大学院生 Interview

激変する世界の安全保障の構図
本質を見極められる目を養い将来をにらむ

大学院進学と拓殖大学大学院を選択した理由はなんですか?

子どもの頃から歴史が好きで、特に「三国志」などの戦記ものを好んで読んでいました。その後、大学に入って軍事や安全保障についての興味が募り、国際政治に関心を持つようになったのです。 大学の授業では、国際政治学や国際関係論における部分的な安全保障の領域しか学べないため、軍事や安全保障に特化して深堀していく研究をしたいと考え、大学院への進学を考えました。そしていくつかの大学院を調べていくなかで、拓殖大学大学院の安全保障専攻が、日本の大学院の中でも非常に高いレベルにあると先生から聞き、本学への進学を決めました。

どんな研究を自身のテーマに取り上げていますか?

現在は、「旧ユーゴ紛争時の軍事戦略」についての研究を行っています。
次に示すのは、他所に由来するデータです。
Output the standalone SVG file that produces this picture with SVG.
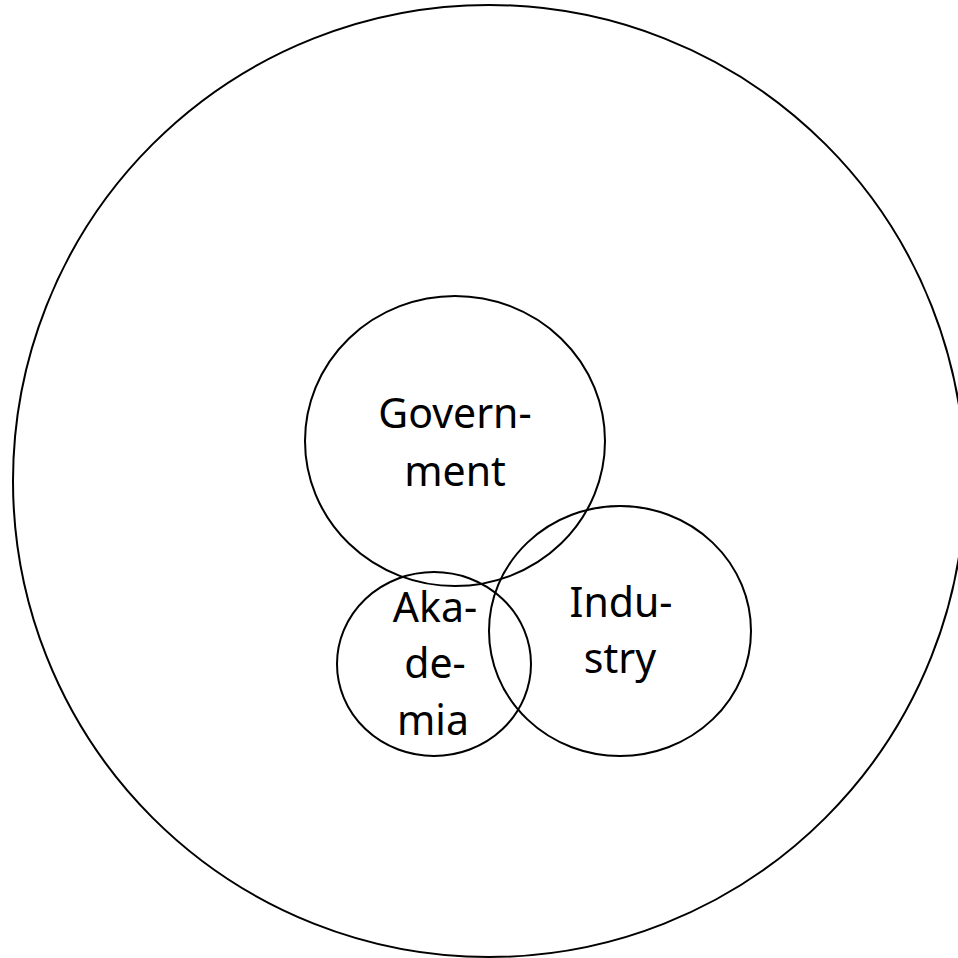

大学の卒業論文でも、旧ユーゴスラビアの指導者・チトーの考察に取り組んだのですが、旧ユーゴの地政学的な複雑さにはずっと興味を抱いてきました。ユーゴスラビアは現在セルビア、ボスニア・ヘルツェゴビナ、クロアチア、北マケドニアやスロベニアなどの国々に分裂していますが、第二次世界大戦後からの複雑な内政をまとめ上げたのが大統領のチトーであり、ユーゴスラビアを統治し、ソ連との関係も非同盟外交の中で実績を作りました。現実主義的な手法で統治を進めた手腕は見事で、こうした有事の際のリーダー像は日本も学ぶべき点が多々あるのではないかと考えます。

大学院での学びから見えてきたものは何ですか?

ロシアのウクライナ侵攻を契機に、世界の安全保障の構図は激変し、日本においても従来の外交・安全保障政策を今一度真剣に議論する必要があると感じます。そして、現行するウクライナ戦争のほか、台湾有事をはじめとした東アジア情勢の不安定化など、今後の世界が再び戦争の時代になる可能性が懸念されています。それだけに今、あらゆるメディアに囚われない目を持ち、「大衆」にならないということが大事であると思います。というのも、現代のWeb上を中心としたフェイクニュースに踊らされる大衆に、危うさを感じる状況が増えているからです。表面的に紹介される事象を盲目的に見たり聞いたりしてしまうことで、国際的に重要な議論が間違った方向へと進んでしまいかねないと感じます。
そうした意味からも、本学大学院での学びを通じてつねに本質を見極めることができる目を養い、私自身、将来的には研究機関やシンクタンクの中で現在専攻する研究を活かしていきたいと考えています。